» **The task**
From the first line of the data below through the line holding "const data = categories.map((name, i)", output each line exactly and leave the pictures out.
begin Data section
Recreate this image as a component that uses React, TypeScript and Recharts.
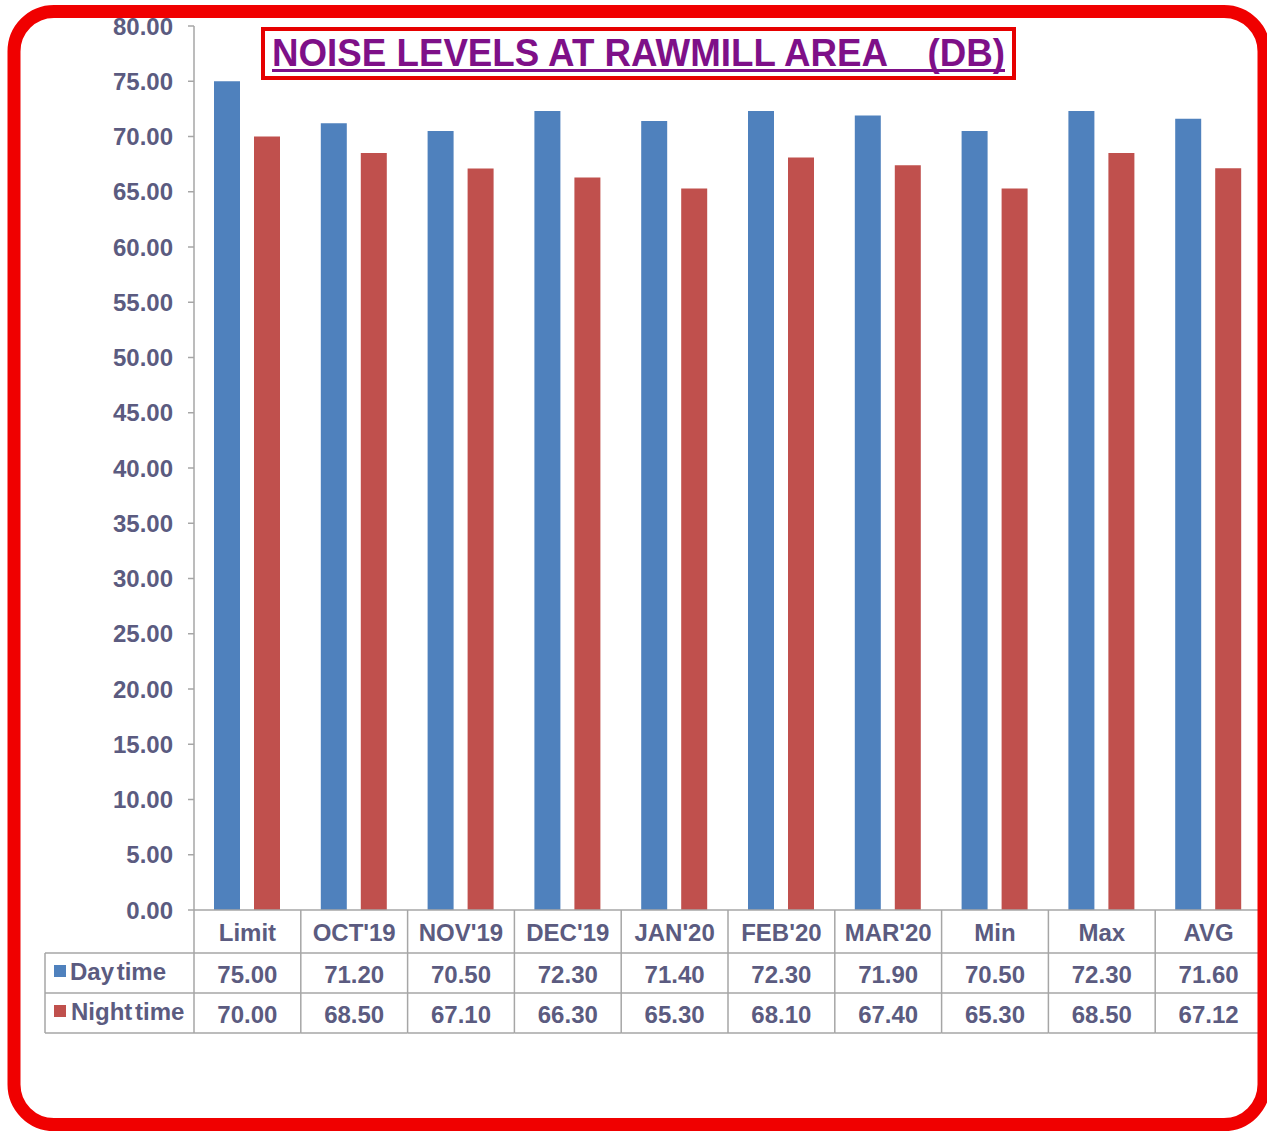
import React from 'react';
import { BarChart, Bar, XAxis, YAxis } from 'recharts';

const categories = ['Limit', "OCT'19", "NOV'19", "DEC'19", "JAN'20", "FEB'20", "MAR'20", 'Min', 'Max', 'AVG'];
const dayTime = [75.0, 71.2, 70.5, 72.3, 71.4, 72.3, 71.9, 70.5, 72.3, 71.6];
const nightTime = [70.0, 68.5, 67.1, 66.3, 65.3, 68.1, 67.4, 65.3, 68.5, 67.12];
const yTicks = [0, 5, 10, 15, 20, 25, 30, 35, 40, 45, 50, 55, 60, 65, 70, 75, 80];
const seriesNames = ['Day time', 'Night time'];

const W = 1267;
const H = 1131;
const PLOT_LEFT = 194;
const PLOT_RIGHT = 5;
const BAND = (W - PLOT_LEFT - PLOT_RIGHT) / categories.length;
const FONT = '"Liberation Sans", Arial, sans-serif';
const TEXT = '#5B5B80';
const GRID = '#A6A6A6';
const BLUE = '#4F81BD';
const RED = '#C0504D';

const data = categories.map((name, i) => ({ name, day: dayTime[i], night: nightTime[i] }));

function TableTick(props: any) {
  const { x, y, payload, index } = props;
  const left = x - BAND / 2;
  const right = x + BAND / 2;
  const txt = { fontFamily: FONT, fontWeight: 700, fontSize: 24, fill: TEXT };
  return (
    <g>
      {index === 0 && (
        <g>
          <line x1={left} y1={y} x2={left} y2={y + 123} stroke={GRID} strokeWidth={1.5} />
          <line x1={45} y1={y + 43} x2={left} y2={y + 43} stroke={GRID} strokeWidth={1.5} />
          <line x1={45} y1={y + 83} x2={left} y2={y + 83} stroke={GRID} strokeWidth={1.5} />
          <line x1={45} y1={y + 123} x2={left} y2={y + 123} stroke={GRID} strokeWidth={1.5} />
          <line x1={45} y1={y + 43} x2={45} y2={y + 123} stroke={GRID} strokeWidth={1.5} />
          <rect x={54} y={y + 55} width={12} height={12} fill={BLUE} />
          <rect x={54} y={y + 95} width={12} height={12} fill={RED} />
          <text x={70} y={y + 70} {...txt} wordSpacing={-4}>{seriesNames[0]}</text>
          <text x={71} y={y + 110} {...txt} wordSpacing={-4}>{seriesNames[1]}</text>
        </g>
      )}
      <line x1={right} y1={y} x2={right} y2={y + 123} stroke={GRID} strokeWidth={1.5} />
      <line x1={left} y1={y + 43} x2={right} y2={y + 43} stroke={GRID} strokeWidth={1.5} />
      <line x1={left} y1={y + 83} x2={right} y2={y + 83} stroke={GRID} strokeWidth={1.5} />
      <line x1={left} y1={y + 123} x2={right} y2={y + 123} stroke={GRID} strokeWidth={1.5} />
      <text x={x} y={y + 31} textAnchor="middle" {...txt}>{payload.value}</text>
      <text x={x} y={y + 73} textAnchor="middle" {...txt}>{dayTime[index].toFixed(2)}</text>
      <text x={x} y={y + 113} textAnchor="middle" {...txt}>{nightTime[index].toFixed(2)}</text>
    </g>
  );
}

export default function App() {
  return (
    <div style={{ position: 'absolute', left: 0, top: 0, width: W, height: H, background: '#fff', fontFamily: FONT }}>
      <div style={{ position: 'absolute', left: 0, top: 0 }}>
        <BarChart
          width={W}
          height={H}
          data={data}
          margin={{ top: 26, right: PLOT_RIGHT, bottom: 91, left: PLOT_LEFT - 80 }}
          barCategoryGap={20}
          barGap={14}
        >
          <XAxis
            dataKey="name"
            height={130}
            interval={0}
            tickLine={false}
            tickSize={0}
            tickMargin={0}
            axisLine={{ stroke: GRID, strokeWidth: 1.5 }}
            tick={<TableTick />}
          />
          <YAxis
            width={80}
            domain={[0, 80]}
            ticks={yTicks}
            interval={0}
            tickSize={6}
            tickMargin={15}
            tickFormatter={(v: number) => v.toFixed(2)}
            axisLine={{ stroke: GRID, strokeWidth: 1.5 }}
            tickLine={{ stroke: GRID, strokeWidth: 1.5 }}
            tick={{ fontFamily: FONT, fontWeight: 700, fontSize: 24, fill: TEXT }}
          />
          <Bar dataKey="day" name={seriesNames[0]} fill={BLUE} isAnimationActive={false} />
          <Bar dataKey="night" name={seriesNames[1]} fill={RED} isAnimationActive={false} />
        </BarChart>
      </div>
      <svg width={W} height={H} style={{ position: 'absolute', left: 0, top: 0, pointerEvents: 'none' }}>
        <rect x={263} y={29} width={751} height={49} fill="#fff" stroke="#E60000" strokeWidth={4} />
        <text
          x={272}
          y={66}
          textLength={733}
          lengthAdjust="spacingAndGlyphs"
          style={{ fontFamily: FONT, fontWeight: 700, fontSize: 38, fill: '#7E1088', whiteSpace: 'pre' }}
        >
          NOISE LEVELS AT RAWMILL AREA    (DB)
        </text>
        <rect x={272} y={69} width={733} height={3} fill="#7E1088" />
        <rect x={14} y={11.5} width={1250} height={1113} rx={40} ry={40} fill="none" stroke="#F00000" strokeWidth={13} />
      </svg>
    </div>
  );
}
end Data section
» **Exercise result**
Recreate this image as a component that uses React, TypeScript and Recharts.
import React from 'react';
import { BarChart, Bar, XAxis, YAxis } from 'recharts';

const categories = ['Limit', "OCT'19", "NOV'19", "DEC'19", "JAN'20", "FEB'20", "MAR'20", 'Min', 'Max', 'AVG'];
const dayTime = [75.0, 71.2, 70.5, 72.3, 71.4, 72.3, 71.9, 70.5, 72.3, 71.6];
const nightTime = [70.0, 68.5, 67.1, 66.3, 65.3, 68.1, 67.4, 65.3, 68.5, 67.12];
const yTicks = [0, 5, 10, 15, 20, 25, 30, 35, 40, 45, 50, 55, 60, 65, 70, 75, 80];
const seriesNames = ['Day time', 'Night time'];

const W = 1267;
const H = 1131;
const PLOT_LEFT = 194;
const PLOT_RIGHT = 5;
const BAND = (W - PLOT_LEFT - PLOT_RIGHT) / categories.length;
const FONT = '"Liberation Sans", Arial, sans-serif';
const TEXT = '#5B5B80';
const GRID = '#A6A6A6';
const BLUE = '#4F81BD';
const RED = '#C0504D';

const data = categories.map((name, i) => ({ name, day: dayTime[i], night: nightTime[i] }));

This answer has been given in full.